Written by Yasmina Reza

Translated by Christopher Hampton

Directed by Chloë Rose Flowers

Sound designed by Daniel Tessy

Lighting designed by Lisa Van Oorschot

Bravo to Chloë Rose Flowers, the artistic director of the King City Company, who is bringing theatre to King City.  She formed the company last year and produced David French’s two- character play, Salt-Water Moon. This year she produced and directed Art, a three-character play by Yasmina Reza. Can a 10-person musical be far behind?

One can see the appeal of Art. It’s about friendship and modern art. It takes place in Paris but is applicable anywhere. It’s about three long-time friends—Serge (Fred Kuhr), Marc (Josh Palmer) and Yvan (Ganesh Thava), but they are so different one wonders how they really are friends. A large, pure white painting tests the theory of friendship.

Marc appears first to announce that his friend Serge has bought a huge white painting and paid a lot of money for it. Marc is quietly furious. He’s angry that his good friend should pay so much money for it and as the play progresses, Marc is angry that Serge did not consult him first. Marc is the take-charge guy. He has an opinion on everything and expected Serge to consult him on such an important purchase.

Serge is pleased with the purchase. The artist is famous. It’s not just a white painting, there are streaks of white and even hints of pink in it. Serge and Marc wrangle over the painting, the cost and the lack of colour, harmony, design etc. in it. Into this duo comes Yvan, who has his own issues.

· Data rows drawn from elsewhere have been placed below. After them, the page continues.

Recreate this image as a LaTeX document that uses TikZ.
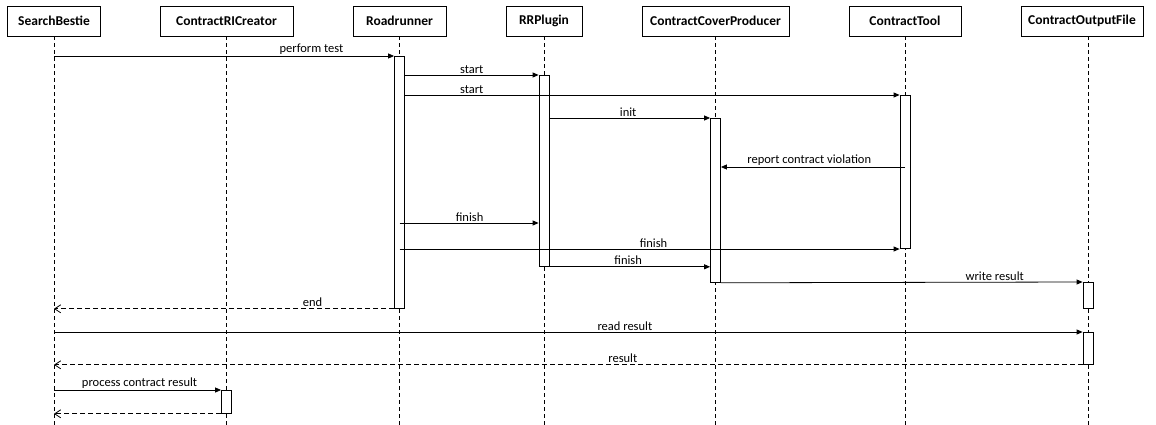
\documentclass[tikz,border=0pt]{standalone}
\usepackage{fontspec}
\setmainfont{Carlito}
\usetikzlibrary{arrows.meta}
\begin{document}
\begin{tikzpicture}[x=1pt,y=-1pt,
 head/.style={draw, line width=0.8pt, minimum height=30pt, inner sep=0pt, font=\fontsize{13.5}{15}\selectfont\bfseries},
 lifeline/.style={draw, line width=0.8pt, dash pattern=on 4pt off 3pt},
 actbar/.style={draw, fill=white, line width=0.8pt, minimum width=10pt, inner sep=0pt, anchor=north},
 msg/.style={line width=0.8pt, -{Triangle[length=6pt,width=5pt]}},
 ret/.style={line width=0.8pt, dash pattern=on 5pt off 3pt, -{Straight Barb[length=6pt,width=8pt]}},
 lbl/.style={inner sep=0.5pt, above=1pt, font=\fontsize{12.5}{14}\selectfont}
]
\useasboundingbox (0,0) rectangle (1156,425);
\coordinate (bot) at (0,425);
% headers
\node[head, minimum width=93pt]  (sb)  at (54,21)    {SearchBestie};
\node[head, minimum width=133pt] (crc) at (226.5,21) {ContractRICreator};
\node[head, minimum width=93pt]  (rr)  at (399.5,21) {Roadrunner};
\node[head, minimum width=76pt]  (rrp) at (544,21)   {RRPlugin};
\node[head, minimum width=147pt] (ccp) at (715.5,21) {ContractCoverProducer};
\node[head, minimum width=112pt] (ct)  at (905,21)   {ContractTool};
\node[head, minimum width=122pt] (cof) at (1082,21)  {ContractOutputFile};
% lifelines
\draw[lifeline] (sb.south) -- (sb.south |- bot);
\draw[lifeline] (crc.south) -- (crc.south |- bot);
\draw[lifeline] (rr.south) -- (rr.south |- bot);
\draw[lifeline] (rrp.south) -- (rrp.south |- bot);
\draw[lifeline] (ccp.south) -- (ccp.south |- bot);
\draw[lifeline] (ct.south) -- (ct.south |- bot);
\draw[lifeline] ([xshift=6pt]cof.south) -- ([xshift=6pt]cof.south |- bot);
% activation bars
\node[actbar, minimum height=252pt] (rrbar)  at (399.5,56) {};
\node[actbar, minimum height=191pt] (rrpbar) at (544,75) {};
\node[actbar, minimum height=153pt] (ctbar)  at (905,95) {};
\node[actbar, minimum height=164pt] (ccpbar) at (715.5,118) {};
\node[actbar, minimum height=26pt]  (cofbar1) at (1088,282) {};
\node[actbar, minimum height=32pt]  (cofbar2) at (1088,332) {};
\node[actbar, minimum height=23pt]  (crcbar) at (226.5,390) {};
% messages
\draw[msg] (sb.south |- rrbar.north) -- (rrbar.north west) node[lbl, pos=0.757] {perform test};
\draw[msg] (rrbar.east |- rrpbar.north) -- (rrpbar.north west) node[lbl, pos=0.5] {start};
\draw[msg] (rrbar.east |- ctbar.north) -- (ctbar.north west) node[lbl, pos=0.135] {start};
\draw[msg] (rrpbar.east |- ccpbar.north) -- (ccpbar.north west) node[lbl, pos=0.49] {init};
\coordinate (rep) at (905,167);
\draw[msg] (rep) -- (ccpbar.east |- rep) node[lbl, pos=0.52] {report contract violation};
\coordinate (f1) at (399.5,223);
\draw[msg] (f1) -- (rrpbar.west |- f1) node[lbl, pos=0.504] {finish};
\coordinate (f2) at (399.5,249);
\draw[msg] (f2) -- (ctbar.west |- f2) node[lbl, pos=0.508] {finish};
\draw[msg] (rrpbar.south east) -- (ccpbar.west |- rrpbar.south) node[lbl, pos=0.49] {finish};
\draw[msg] (ccpbar.south east) -- (cofbar1.north west) node[lbl, pos=0.757] {write result};
\draw[ret] (rrbar.south west) -- (sb.south |- rrbar.south) node[lbl, pos=0.24] {end};
\draw[msg] (sb.south |- cofbar2.north) -- (cofbar2.north west) node[lbl, pos=0.555] {read result};
\draw[ret] (cofbar2.south west) -- (sb.south |- cofbar2.south) node[lbl, pos=0.447] {result};
\draw[msg] (sb.south |- crcbar.north) -- (crcbar.north west) node[lbl, pos=0.512] {process contract result};
\draw[ret] (crcbar.south west) -- (sb.south |- crcbar.south);
\end{tikzpicture}
\end{document}
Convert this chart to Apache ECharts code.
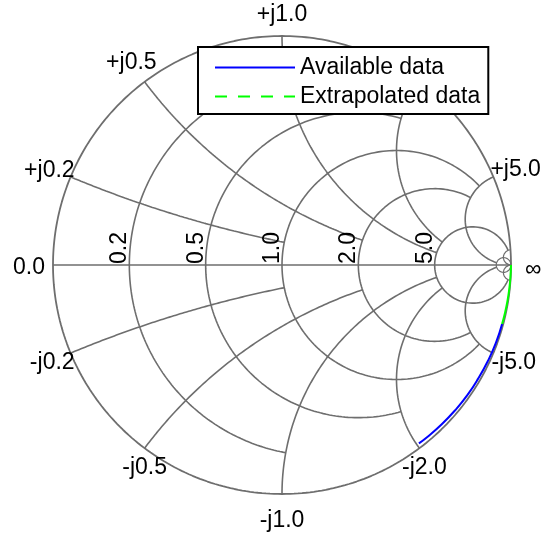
<!DOCTYPE html>
<html>
<head>
<meta charset="utf-8">
<script src="https://cdn.jsdelivr.net/npm/echarts@6/dist/echarts.min.js"></script>
<style>
  html, body { margin: 0; padding: 0; background: #ffffff; }
  #chart { width: 542px; height: 536px; }
</style>
</head>
<body>
<div id="chart"></div>
<script>
// Smith chart grid: each circle runs out to the paired limit of the other family
const resistanceValues = [0.2, 0.5, 1.0, 2.0, 5.0];
const resistanceLimits = [1.0, 2.0, 5.0, 5.0, 30];
const reactanceValues = [0.2, 0.5, 1.0, 2.0, 5.0];
const reactanceLimits = [1.0, 2.0, 5.0, 5.0, 30];
// Outermost limit circles drawn around the open-circuit point
const limitValue = 30;

// Reflection coefficient, magnitude and phase (degrees)
const availableMag      = [0.995, 0.994, 0.992, 0.990, 0.989, 0.987, 0.985, 0.983, 0.982];
const availablePhaseDeg = [-15.0, -20.0, -25.0, -30.0, -35.0, -40.0, -45.0, -50.0, -52.5];
const extrapolatedMag      = [1.000, 0.999, 0.998, 0.997, 0.996, 0.995];
const extrapolatedPhaseDeg = [0.0, -3.0, -6.0, -9.0, -12.0, -15.0];

const FONT = '"Liberation Sans", Arial, sans-serif';
const FONT_SIZE = 23;
const GRID_COLOR = '#6e6e6e';
const DASH = [12, 11];

function zToGamma(r, x) {
  const den = (r + 1) * (r + 1) + x * x;
  return [(r * r - 1 + x * x) / den, (2 * x) / den];
}

function resistanceCircle(r, xLimit) {
  const c = r / (1 + r), rho = 1 / (1 + r);
  let t0 = 0;
  if (isFinite(xLimit)) {
    const g = zToGamma(r, xLimit);
    t0 = Math.atan2(g[1], g[0] - c);
  }
  const t1 = 2 * Math.PI - t0;
  const n = 360, out = [];
  for (let i = 0; i <= n; i++) {
    const t = t0 + (t1 - t0) * i / n;
    out.push([c + rho * Math.cos(t), rho * Math.sin(t)]);
  }
  return out;
}

function reactanceArc(x, rLimit) {
  const cx = 1, cy = 1 / x, rho = 1 / Math.abs(x);
  const g0 = zToGamma(0, x);
  const g1 = isFinite(rLimit) ? zToGamma(rLimit, x) : [1, 0];
  const a0 = Math.atan2(g0[1] - cy, g0[0] - cx);
  const a1 = Math.atan2(g1[1] - cy, g1[0] - cx);
  let d = a1 - a0;
  while (d > Math.PI) d -= 2 * Math.PI;
  while (d <= -Math.PI) d += 2 * Math.PI;
  const n = 300, out = [];
  for (let i = 0; i <= n; i++) {
    const a = a0 + d * i / n;
    out.push([cx + rho * Math.cos(a), cy + rho * Math.sin(a)]);
  }
  return out;
}

function polarToXY(mag, phaseDeg) {
  return mag.map((m, i) => {
    const p = phaseDeg[i] * Math.PI / 180;
    return [m * Math.cos(p), m * Math.sin(p)];
  });
}

function gridSeries(data, width) {
  return {
    type: 'line', data: data, showSymbol: false, symbol: 'none', silent: true,
    clip: false, smooth: false, z: 2,
    lineStyle: { color: GRID_COLOR, width: width || 1.6 }
  };
}

const series = [];
series.push(gridSeries(resistanceCircle(0, Infinity), 1.8));
series.push(gridSeries([[-1, 0], [1, 0]]));
resistanceValues.forEach((r, i) => series.push(gridSeries(resistanceCircle(r, resistanceLimits[i]))));
reactanceValues.forEach((x, i) => {
  series.push(gridSeries(reactanceArc(x, reactanceLimits[i])));
  series.push(gridSeries(reactanceArc(-x, reactanceLimits[i])));
});
series.push(gridSeries(resistanceCircle(limitValue, Infinity), 1.2));
series.push(gridSeries(reactanceArc(limitValue, Infinity), 1.2));
series.push(gridSeries(reactanceArc(-limitValue, Infinity), 1.2));

series.push({
  name: 'Available data', type: 'line', data: polarToXY(availableMag, availablePhaseDeg),
  showSymbol: false, symbol: 'none', clip: false, z: 5, smooth: true,
  lineStyle: { color: '#0000ff', width: 2 }, itemStyle: { color: '#0000ff' }
});
// Densely sampled trace: the dash pattern fills in along the rim
series.push({
  name: 'Extrapolated data', type: 'line', data: polarToXY(extrapolatedMag, extrapolatedPhaseDeg),
  showSymbol: false, symbol: 'none', clip: false, z: 5, smooth: true,
  lineStyle: { color: '#00ff00', width: 2 }, itemStyle: { color: '#00ff00' }
});

const chart = echarts.init(document.getElementById('chart'));
chart.setOption({
  animation: false,
  backgroundColor: '#ffffff',
  grid: { left: 53, top: 36, width: 458, height: 458 },
  xAxis: { type: 'value', min: -1, max: 1, show: false },
  yAxis: { type: 'value', min: -1, max: 1, show: false },
  legend: {
    data: [
      { name: 'Available data' },
      { name: 'Extrapolated data', lineStyle: { type: DASH } }
    ],
    orient: 'vertical', left: 198, top: 47,
    backgroundColor: '#ffffff', borderColor: '#000000', borderWidth: 2, borderRadius: 0,
    padding: [9, 8, 6, 16], itemWidth: 80, itemHeight: 14, itemGap: 6,
    selectedMode: false, z: 10,
    itemStyle: { opacity: 0, borderWidth: 0 },
    lineStyle: { inherit: true },
    textStyle: { fontSize: FONT_SIZE, fontFamily: FONT, color: '#000000', lineHeight: 23 }
  },
  series: series
});

// Tick labels placed from the same scale as the grid
function px(g) { return chart.convertToPixel({ gridIndex: 0 }, g); }
const graphics = [];
function addText(text, g, dx, dy, align, vAlign, rotation) {
  const p = px(g);
  graphics.push({
    type: 'text', x: p[0] + dx, y: p[1] + dy, rotation: rotation ? rotation : 0, z: 3,
    style: { text: text, fill: '#000000', font: FONT_SIZE + 'px ' + FONT, align: align, verticalAlign: vAlign }
  });
}

// Resistance labels, rotated, just left of each circle on the real axis
resistanceValues.forEach(r => {
  addText(r.toFixed(1), [(r - 1) / (r + 1), 0], 2, -1, 'left', 'bottom', Math.PI / 2);
});
addText('0.0', [-1, 0], -8, 3, 'right', 'middle');
addText('\u221E', [1, 0], 14, 5, 'left', 'middle');

// Reactance labels around the rim
const rimPlacement = {
  0.2: { up: [4, 5, 'right', 'bottom'], down: [4, -2, 'right', 'top'] },
  0.5: { up: [12, -8, 'right', 'bottom'], down: [0, 8, 'center', 'top'] },
  1.0: { up: [0, -10, 'center', 'bottom'], down: [0, 15, 'center', 'top'] },
  2.0: { up: [0, -8, 'center', 'bottom'], down: [5, 8, 'center', 'top'] },
  5.0: { up: [-3, 4.5, 'left', 'bottom'], down: [-2, -2, 'left', 'top'] }
};
reactanceValues.forEach(x => {
  const pl = rimPlacement[x];
  const up = pl.up, dn = pl.down;
  addText('+j' + x.toFixed(1), zToGamma(0, x), up[0], up[1], up[2], up[3]);
  addText('-j' + x.toFixed(1), zToGamma(0, -x), dn[0], dn[1], dn[2], dn[3]);
});

chart.setOption({ graphic: graphics });
</script>
</body>
</html>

Yvan is getting married soon. He’s just changed jobs to work for his future father-in-law. He’s insecure, not very confident about anything and generally does not have a firm opinion of anything. Marc brow-beats Yvan as well.

Why are these people friends? I know, stranger things have happened. The wrangling escalates until matters get out of hand and something drastic happens to the painting because of a dare. In the end, there is a reconciliation between Marc and Serge with Marc changing his whole attitude towards the painting (this is not a spoiler alert since the show has closed).

Because of Marc’s sudden change of heart, I realize there is a scene missing—not because director Chloë Rose Flowers cut it from her production, but because playwright Yasmina Reza didn’t write it in the first place. There has to be some explanation, some dialogue between Marc and Serge, that led Marc to change his mind about the stupidity of the painting and the folly of Serge to buy it. And an explanation is even more important since at the end it’s the first time Marc has been accommodating and conciliatory and not abrasively condescending and full of such conviction.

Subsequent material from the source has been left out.